In some sense, logic bugs are much easier to deal with. They are, by definition, from the very same domain that a programmer thinks of when writing a program (whereas memory bugs are anywhere but that).
Luckily, we know how to work with such bugs. In the past decades, programmers and computer scientists created a set of methods and tools, by using which we may reduce the amount of logic bugs and keep them at a minimum.
The power of math
In the most strict and complex approach, program correctness is proven, not checked. Languages like Iris and Coq may be used to prove program correctness as a whole. Unlike checking program validity for some inputs (like tests do), it is proven as a math theorem, once and for all possible inputs and every possible scenario. Only through constructing such proofs may you gain confidence that the program is correct (as long as your specs and understanding are correct).

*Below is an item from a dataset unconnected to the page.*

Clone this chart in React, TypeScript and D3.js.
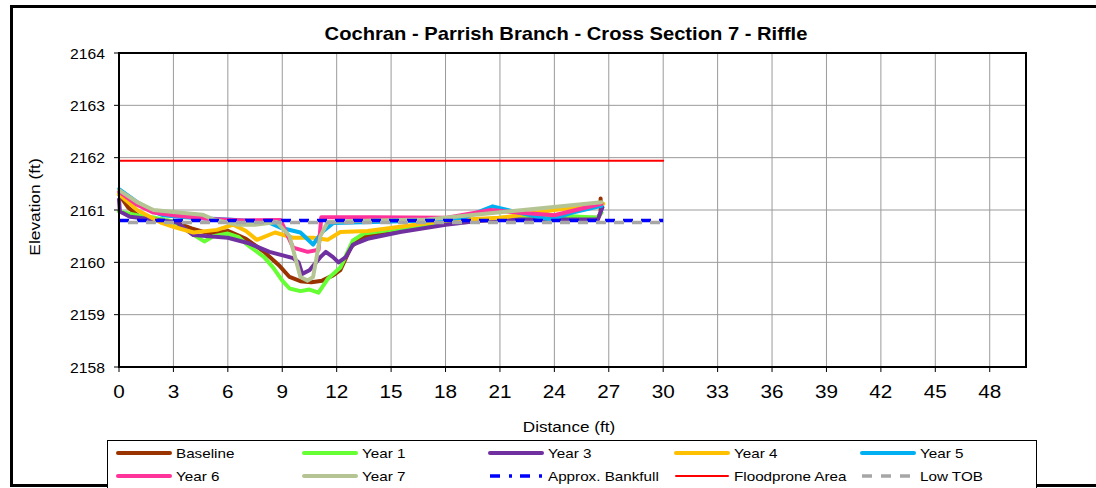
import React, { useEffect, useRef } from "react";
import * as d3 from "d3";

type Pt = [number, number];

// surveyed cross-section points: [distance (ft), elevation (ft)]
const baseline: Pt[] = [
  [0, 2161.3], [0.5, 2161.05], [1.1, 2160.88], [2, 2160.82], [3, 2160.78], [4, 2160.65],
  [5, 2160.55], [6, 2160.6], [7, 2160.45], [8, 2160.2], [8.8, 2159.95], [9.4, 2159.72],
  [10, 2159.64], [10.6, 2159.62], [11.2, 2159.65], [11.8, 2159.75], [12.2, 2159.85],
  [12.8, 2160.3], [13.5, 2160.5], [15, 2160.6], [17, 2160.7], [19, 2160.78], [21, 2160.82],
  [23, 2160.82], [25, 2160.85], [26.4, 2160.85], [26.55, 2160.95], [26.55, 2161.22],
];
const year1: Pt[] = [
  [0, 2160.97], [1, 2160.9], [2, 2160.85], [3, 2160.78], [4, 2160.55], [4.7, 2160.4],
  [5.2, 2160.5], [6, 2160.55], [6.6, 2160.48], [7.1, 2160.33], [8, 2160.1], [8.5, 2159.9],
  [9, 2159.65], [9.4, 2159.5], [10, 2159.45], [10.5, 2159.48], [11, 2159.42], [11.5, 2159.68],
  [12.2, 2159.9], [12.9, 2160.42], [13.5, 2160.55], [15, 2160.62], [17, 2160.7], [19, 2160.78],
  [21, 2160.85], [23, 2160.85], [24, 2160.9], [26.4, 2160.85], [26.6, 2160.95],
];
const year3: Pt[] = [
  [0, 2161.2], [0.05, 2160.97], [0.6, 2160.87], [1.7, 2160.83], [3.2, 2160.76], [4.1, 2160.52],
  [6, 2160.47], [7.1, 2160.37], [8.3, 2160.2], [9.6, 2160.08], [9.9, 2160.0], [10.1, 2159.78],
  [10.5, 2159.85], [11.1, 2160.1], [11.4, 2160.2], [11.8, 2160.1], [12.1, 2160.0], [12.5, 2160.1],
  [12.9, 2160.34], [13.7, 2160.45], [15.5, 2160.58], [18, 2160.72], [20, 2160.8], [22, 2160.82],
  [24, 2160.82], [26.4, 2160.82], [26.65, 2161.05],
];
const year4: Pt[] = [
  [0, 2161.3], [1, 2161.0], [2.3, 2160.76], [3, 2160.68], [4.1, 2160.57], [5.4, 2160.62],
  [6.3, 2160.72], [7, 2160.6], [7.6, 2160.43], [8.6, 2160.57], [9.6, 2160.47], [10.7, 2160.47],
  [11.5, 2160.43], [12.2, 2160.58], [13.7, 2160.6], [15.5, 2160.68], [18, 2160.8], [21, 2160.85],
  [24, 2161.0], [26.7, 2161.12],
];
const year5: Pt[] = [
  [0, 2161.4], [1, 2161.15], [1.9, 2160.97], [2.4, 2160.9], [4, 2160.85], [6, 2160.82],
  [8.2, 2160.77], [8.9, 2160.66], [10, 2160.57], [10.7, 2160.34], [11.2, 2160.58], [11.8, 2160.75],
  [14, 2160.77], [17, 2160.8], [19, 2160.85], [20.6, 2161.07], [22, 2160.95], [23.8, 2160.82],
  [25, 2160.95], [26.6, 2161.08],
];
const year6: Pt[] = [
  [0, 2161.35], [1, 2161.1], [1.9, 2160.95], [3, 2160.9], [5, 2160.83], [7, 2160.8],
  [8.9, 2160.81], [9.6, 2160.28], [10.4, 2160.2], [11, 2160.24], [11.15, 2160.86], [14, 2160.86],
  [18, 2160.85], [20.5, 2161.0], [22, 2160.95], [24, 2160.9], [26.6, 2161.12],
];
const year7: Pt[] = [
  [0, 2161.38], [1, 2161.15], [1.9, 2161.0], [3, 2160.96], [4.6, 2160.91], [5.2, 2160.82],
  [6.5, 2160.72], [7.5, 2160.72], [8.7, 2160.77], [9.4, 2160.5], [10, 2159.72], [10.4, 2159.65],
  [10.7, 2159.72], [11.1, 2160.5], [11.5, 2160.77], [14, 2160.8], [17, 2160.82], [26.6, 2161.15],
];
const bankfull: Pt[] = [[0, 2160.8], [30, 2160.8]];
const floodprone: Pt[] = [[0, 2161.94], [30, 2161.94]];
const lowTOB: Pt[] = [[0, 2160.76], [30, 2160.76]];

const xTicks = [0, 3, 6, 9, 12, 15, 18, 21, 24, 27, 30, 33, 36, 39, 42, 45, 48];
const yTicks = [2158, 2159, 2160, 2161, 2162, 2163, 2164];

interface Series {
  name: string;
  data: Pt[];
  color: string;
  width: number;
  dash?: string;
  dashOffset?: number;
  legendDash?: string;
}

const series: Series[] = [
  { name: "Baseline", data: baseline, color: "#993300", width: 4 },
  { name: "Year 1", data: year1, color: "#66FF33", width: 4 },
  { name: "Year 3", data: year3, color: "#7030A0", width: 4 },
  { name: "Year 4", data: year4, color: "#FFC000", width: 4 },
  { name: "Year 5", data: year5, color: "#00B0F0", width: 4 },
  { name: "Year 6", data: year6, color: "#FF3399", width: 4 },
  { name: "Year 7", data: year7, color: "#B5C493", width: 4 },
  { name: "Approx. Bankfull", data: bankfull, color: "#0000FF", width: 3.5, dash: "10,8", legendDash: "10,9,3,8" },
  { name: "Floodprone Area", data: floodprone, color: "#FF0000", width: 2 },
  { name: "Low TOB", data: lowTOB, color: "#A6A6A6", width: 3.5, dash: "10,8", dashOffset: 9, legendDash: "10,9" },
];

const W = 1096;
const H = 488;
const STRETCH = 1.12; // the source chart's text is a bit wider than plain Arial

export default function App() {
  const svgRef = useRef<SVGSVGElement>(null);

  useEffect(() => {
    if (!svgRef.current) return;
    const svg = d3.select(svgRef.current);
    svg.selectAll("*").remove();

    const left = 119, right = 1026, top = 53, bottom = 367;
    const x = d3.scaleLinear().domain([0, 50]).range([left, right]);
    const y = d3.scaleLinear().domain([2158, 2164]).range([bottom, top]);

    const label = (
      parent: d3.Selection<any, unknown, null, undefined>,
      tx: number,
      ty: number,
      txt: string | number,
      size: number,
      anchor = "start",
      rotate = 0,
    ) =>
      parent
        .append("text")
        .attr(
          "transform",
          `translate(${tx},${ty})${rotate ? ` rotate(${rotate})` : ""} scale(${STRETCH},1)`,
        )
        .attr("text-anchor", anchor)
        .style("font-size", `${size}px`)
        .text(txt);

    svg.append("rect").attr("width", W).attr("height", H).attr("fill", "#fff");

    // outer chart border
    svg
      .append("rect")
      .attr("x", 11.5)
      .attr("y", 6.5)
      .attr("width", W + 10)
      .attr("height", 479)
      .attr("fill", "none")
      .attr("stroke", "#000")
      .attr("stroke-width", 3);

    label(svg, 566, 40, "Cochran - Parrish Branch - Cross Section 7 - Riffle", 18, "middle").style(
      "font-weight",
      "bold",
    );

    // grid
    const grid = svg.append("g");
    grid
      .selectAll(".vg")
      .data(xTicks.slice(1))
      .enter()
      .append("line")
      .attr("x1", (d) => x(d))
      .attr("x2", (d) => x(d))
      .attr("y1", top)
      .attr("y2", bottom)
      .attr("stroke", "#9a9a9a")
      .attr("stroke-width", 1);
    grid
      .selectAll(".hg")
      .data(yTicks.slice(1, -1))
      .enter()
      .append("line")
      .attr("x1", left)
      .attr("x2", right)
      .attr("y1", (d) => y(d))
      .attr("y2", (d) => y(d))
      .attr("stroke", "#9a9a9a")
      .attr("stroke-width", 1);

    // series
    const line = d3
      .line<Pt>()
      .x((d) => x(d[0]))
      .y((d) => y(d[1]));
    const lines = svg.append("g");
    series.forEach((s) => {
      lines
        .append("path")
        .datum(s.data)
        .attr("d", line)
        .attr("fill", "none")
        .attr("stroke", s.color)
        .attr("stroke-width", s.width)
        .attr("stroke-linejoin", "round")
        .attr("stroke-linecap", s.dash ? "butt" : "round")
        .attr("stroke-dasharray", s.dash || null)
        .attr("stroke-dashoffset", s.dashOffset || 0);
    });

    // plot frame
    svg
      .append("rect")
      .attr("x", left)
      .attr("y", top)
      .attr("width", right - left)
      .attr("height", bottom - top)
      .attr("fill", "none")
      .attr("stroke", "#000")
      .attr("stroke-width", 2);

    // y axis
    const yAxis = svg.append("g");
    yTicks.forEach((t) => {
      yAxis
        .append("line")
        .attr("x1", left - 5)
        .attr("x2", left)
        .attr("y1", y(t))
        .attr("y2", y(t))
        .attr("stroke", "#000");
      label(yAxis, left - 14, y(t) + 5.5, t, 14, "end");
    });

    // x axis
    const xAxis = svg.append("g");
    xTicks.forEach((t) => {
      xAxis
        .append("line")
        .attr("x1", x(t))
        .attr("x2", x(t))
        .attr("y1", bottom)
        .attr("y2", bottom + 5)
        .attr("stroke", "#000");
      label(xAxis, x(t), bottom + 31, t, 18.5, "middle");
    });

    label(svg, 569, 432, "Distance (ft)", 15.3, "middle");
    label(svg, 40, 207, "Elevation (ft)", 15.5, "middle", -90);

    // legend
    svg
      .append("rect")
      .attr("x", 107.5)
      .attr("y", 440.5)
      .attr("width", 929)
      .attr("height", 60)
      .attr("fill", "#fff")
      .attr("stroke", "#000")
      .attr("stroke-width", 1);

    const legend = svg.append("g");
    series.forEach((s, i) => {
      const lx = 118 + (i % 5) * 186;
      const ly = 453 + Math.floor(i / 5) * 23;
      legend
        .append("line")
        .attr("x1", lx)
        .attr("x2", lx + 52)
        .attr("y1", ly)
        .attr("y2", ly)
        .attr("stroke", s.color)
        .attr("stroke-width", s.width)
        .attr("stroke-linecap", s.dash ? "butt" : "round")
        .attr("stroke-dasharray", s.legendDash || null);
      label(legend, lx + 58, ly + 5, s.name, 13.6);
    });
  }, []);

  return (
    <svg
      ref={svgRef}
      width={W}
      height={H}
      style={{ position: "absolute", left: 0, top: 0, fontFamily: "Arial, 'Liberation Sans', sans-serif" }}
    />
  );
}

Basically, Rust does the very same thing, but for a limited set of issues—specifically, for concurrency and memory safety. Under the hood it uses logic to prove your program is correct in those terms. Think about it, just by writing your normal Rust code, you may have the same level of confidence, as by having a group of mathematicians working on a theorem every time you compile your project.
Unfortunately, proving each and every part of the system is so complex and time-consuming that it’s usually done only for the most critical parts of the software, like an operating system kernel, crypto algorithms, and in some cases, standard library of the language.

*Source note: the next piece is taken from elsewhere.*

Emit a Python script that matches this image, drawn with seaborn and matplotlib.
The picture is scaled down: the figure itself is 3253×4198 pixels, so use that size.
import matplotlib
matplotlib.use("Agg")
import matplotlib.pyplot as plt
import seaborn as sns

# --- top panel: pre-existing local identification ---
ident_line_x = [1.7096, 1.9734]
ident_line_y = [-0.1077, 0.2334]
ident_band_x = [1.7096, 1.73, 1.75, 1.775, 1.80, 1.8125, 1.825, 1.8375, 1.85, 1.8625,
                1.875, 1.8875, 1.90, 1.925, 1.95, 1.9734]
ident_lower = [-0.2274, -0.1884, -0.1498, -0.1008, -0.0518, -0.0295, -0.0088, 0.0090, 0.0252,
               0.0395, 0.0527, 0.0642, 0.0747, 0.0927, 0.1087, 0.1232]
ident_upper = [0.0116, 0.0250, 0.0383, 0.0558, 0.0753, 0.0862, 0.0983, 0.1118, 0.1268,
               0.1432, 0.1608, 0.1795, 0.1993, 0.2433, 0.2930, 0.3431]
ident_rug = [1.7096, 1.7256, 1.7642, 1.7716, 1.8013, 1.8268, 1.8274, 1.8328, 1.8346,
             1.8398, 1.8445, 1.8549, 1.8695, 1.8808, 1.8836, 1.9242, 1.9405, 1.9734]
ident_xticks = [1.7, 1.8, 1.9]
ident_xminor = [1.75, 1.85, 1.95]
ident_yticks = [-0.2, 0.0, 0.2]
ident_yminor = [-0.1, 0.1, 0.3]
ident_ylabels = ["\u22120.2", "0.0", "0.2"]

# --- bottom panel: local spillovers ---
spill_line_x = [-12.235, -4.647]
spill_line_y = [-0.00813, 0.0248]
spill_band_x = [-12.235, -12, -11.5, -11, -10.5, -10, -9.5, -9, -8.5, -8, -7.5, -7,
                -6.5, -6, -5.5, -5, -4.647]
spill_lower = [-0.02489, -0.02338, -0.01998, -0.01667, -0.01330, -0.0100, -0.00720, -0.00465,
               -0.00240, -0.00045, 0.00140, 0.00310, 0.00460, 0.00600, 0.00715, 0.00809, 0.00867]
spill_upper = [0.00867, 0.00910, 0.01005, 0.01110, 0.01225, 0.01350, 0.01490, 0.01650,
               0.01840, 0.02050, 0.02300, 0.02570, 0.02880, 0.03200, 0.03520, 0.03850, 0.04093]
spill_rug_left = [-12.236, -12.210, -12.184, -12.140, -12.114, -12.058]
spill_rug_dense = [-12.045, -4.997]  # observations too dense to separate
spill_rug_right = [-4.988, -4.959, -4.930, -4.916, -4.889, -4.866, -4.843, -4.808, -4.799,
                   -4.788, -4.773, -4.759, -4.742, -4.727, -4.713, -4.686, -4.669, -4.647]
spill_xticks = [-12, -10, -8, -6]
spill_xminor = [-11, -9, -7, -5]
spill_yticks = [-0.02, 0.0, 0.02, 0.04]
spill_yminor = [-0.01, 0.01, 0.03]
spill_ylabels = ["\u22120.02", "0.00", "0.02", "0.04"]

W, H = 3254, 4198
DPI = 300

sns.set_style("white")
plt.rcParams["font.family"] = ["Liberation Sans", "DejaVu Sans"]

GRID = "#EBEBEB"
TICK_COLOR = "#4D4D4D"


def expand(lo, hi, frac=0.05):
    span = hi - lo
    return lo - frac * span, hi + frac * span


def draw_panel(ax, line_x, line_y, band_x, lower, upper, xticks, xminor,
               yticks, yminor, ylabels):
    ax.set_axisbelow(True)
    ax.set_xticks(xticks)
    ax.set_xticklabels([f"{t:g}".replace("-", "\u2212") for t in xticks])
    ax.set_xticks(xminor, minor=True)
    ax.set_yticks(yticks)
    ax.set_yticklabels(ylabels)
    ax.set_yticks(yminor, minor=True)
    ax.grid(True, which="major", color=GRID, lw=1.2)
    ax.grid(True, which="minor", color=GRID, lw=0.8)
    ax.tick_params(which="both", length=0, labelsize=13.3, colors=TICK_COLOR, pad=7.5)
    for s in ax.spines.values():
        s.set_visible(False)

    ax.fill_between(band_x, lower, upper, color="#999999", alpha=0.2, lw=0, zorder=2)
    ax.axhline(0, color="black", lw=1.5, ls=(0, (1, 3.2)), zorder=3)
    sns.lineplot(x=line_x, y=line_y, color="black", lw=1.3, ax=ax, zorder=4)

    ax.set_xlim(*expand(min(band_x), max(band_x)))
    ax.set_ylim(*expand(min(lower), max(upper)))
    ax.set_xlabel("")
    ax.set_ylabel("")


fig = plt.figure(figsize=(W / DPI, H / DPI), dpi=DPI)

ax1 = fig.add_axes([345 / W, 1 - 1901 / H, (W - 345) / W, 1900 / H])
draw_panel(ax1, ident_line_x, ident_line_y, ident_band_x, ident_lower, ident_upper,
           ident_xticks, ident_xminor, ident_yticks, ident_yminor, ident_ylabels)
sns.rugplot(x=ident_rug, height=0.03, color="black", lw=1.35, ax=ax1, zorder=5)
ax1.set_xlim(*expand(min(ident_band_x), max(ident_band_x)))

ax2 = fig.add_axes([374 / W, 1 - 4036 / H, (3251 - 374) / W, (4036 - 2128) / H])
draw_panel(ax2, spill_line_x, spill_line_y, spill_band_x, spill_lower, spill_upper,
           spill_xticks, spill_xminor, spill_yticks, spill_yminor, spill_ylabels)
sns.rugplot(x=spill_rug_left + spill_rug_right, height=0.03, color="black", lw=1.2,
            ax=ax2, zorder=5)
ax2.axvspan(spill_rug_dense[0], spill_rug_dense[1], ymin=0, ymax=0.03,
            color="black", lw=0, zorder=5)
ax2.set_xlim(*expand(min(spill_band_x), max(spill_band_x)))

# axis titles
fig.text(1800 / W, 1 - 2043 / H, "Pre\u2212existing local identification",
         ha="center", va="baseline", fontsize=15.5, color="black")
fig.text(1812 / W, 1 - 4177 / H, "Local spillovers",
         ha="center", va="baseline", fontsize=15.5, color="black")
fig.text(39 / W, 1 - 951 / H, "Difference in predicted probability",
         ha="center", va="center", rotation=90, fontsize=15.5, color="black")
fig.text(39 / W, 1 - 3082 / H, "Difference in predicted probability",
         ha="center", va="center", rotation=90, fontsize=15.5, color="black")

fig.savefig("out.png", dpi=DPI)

For a long time, it was a killer feature of functional programming languages like Haskell to formally prove the code, whereas traditional imperative programming languages remain mostly unprovable, due to extensive use of shared mutability, unsafe pointer arithmetic, and uncontrolled side effects. But Rust can change that, despite being an imperative language, it's still on its way to being formally proven.
Ralf Jung et al. from the RustBelt project already published some papers that prove that declared fundamental invariants of the Rust language do indeed hold in some important primitives of the standard library.
The thing is, for performance reasons, the Rust standard library contains a lot of potentially unsafe code and raw pointer arithmetic.
In order to prove the correctness of the standard library, Ralf Jung with colleagues designed an approach to unsafety using separation logic and their own calculus that they called λrust. Using that calculus they are trying to prove that standard library primitives and containers work as intended and that they do not violate the fundamental invariants of Rust. As a byproduct, they had even found a couple of bugs in the synchronization primitives, such as MutexGuard and Arc.
But that work is far from completion. As the author points out:
We have proven far from everything in libstd. That would need way more manpower than we can muster. Instead, we have focused on the libstd primitives that seemed most interesting, and that seemed to stress the type system the most. That’s mostly around interior mutability. As such, we have verified Cell, RefCell, Rc, Mutex, RwLock, Arc and some more individual methods listed in the blog post on the paper.
We hope that someday we’ll be able to bring the same level of correctness proofs to the code written at Parity Technologies.
Combined with its level of control, ability to catch memory and concurrency issues, Rust is becoming one of the most advanced mainstream general purpose languages that may be successfully used to write robust, secure, and efficient programs.